Basis of short-term and long-term estimates
The basis for the short-term estimates is the current situation in the company: the management guidance, cyclical situation, analyst's own assessment of the competitive situation and market. However, the basis for the long-term estimates should be more the long-term growth of the sector in general.
Levelling off long-term growth
All rational company estimates are based on the fact that sales growth levels off near to the long-term GDP growth (about 3%), no matter what the business is. This means that also growth companies become "ordinary" in the long-run — even some software or mobile phones cannot grow more than 5% a year forever. Note that there is even a mathematical problem with high growth rates (higher than WACC), which makes fair value negative with high growth rates.
Profitability
Even more important for the estimates is that profitability should be levelled off to normal levels. Profitability is estimated/changed in the model with EBIT-%, but you should follow profitability with ROI-%or EVA which are much more relevant measures.

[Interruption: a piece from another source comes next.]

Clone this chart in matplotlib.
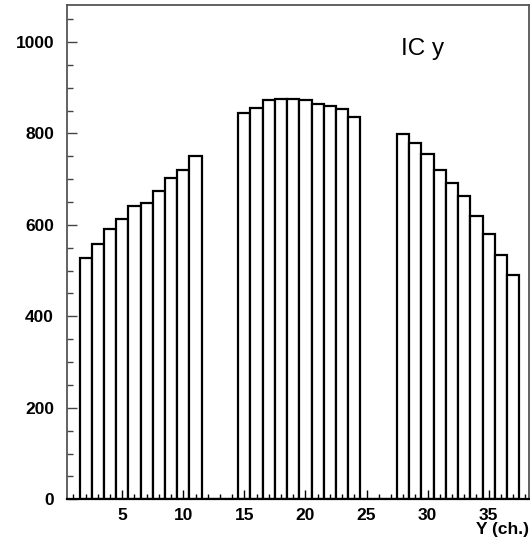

In our competitive world we have to assume that sooner or later competitors will catch any company in the long run and "abnormal" profits (large positive EVA, greater ROI than 15%) will melt down.
Star companies
Of course there are companies that will not follow this rule during their next 5 years, but it is no sense that we try to "see" it in our 5+ years estimates. Those companies that have grown very rapidly and have been very profitable are for example Nokia and Microsoft. Their share prices have appreciated about 10 000% and 300 000% correspondingly. There is no sense in trying to catch that kind of stars: it is enough if we find that those companies are more than 50% undervalued, because they will grow more that 30% for the next 3 years and remain very profitable.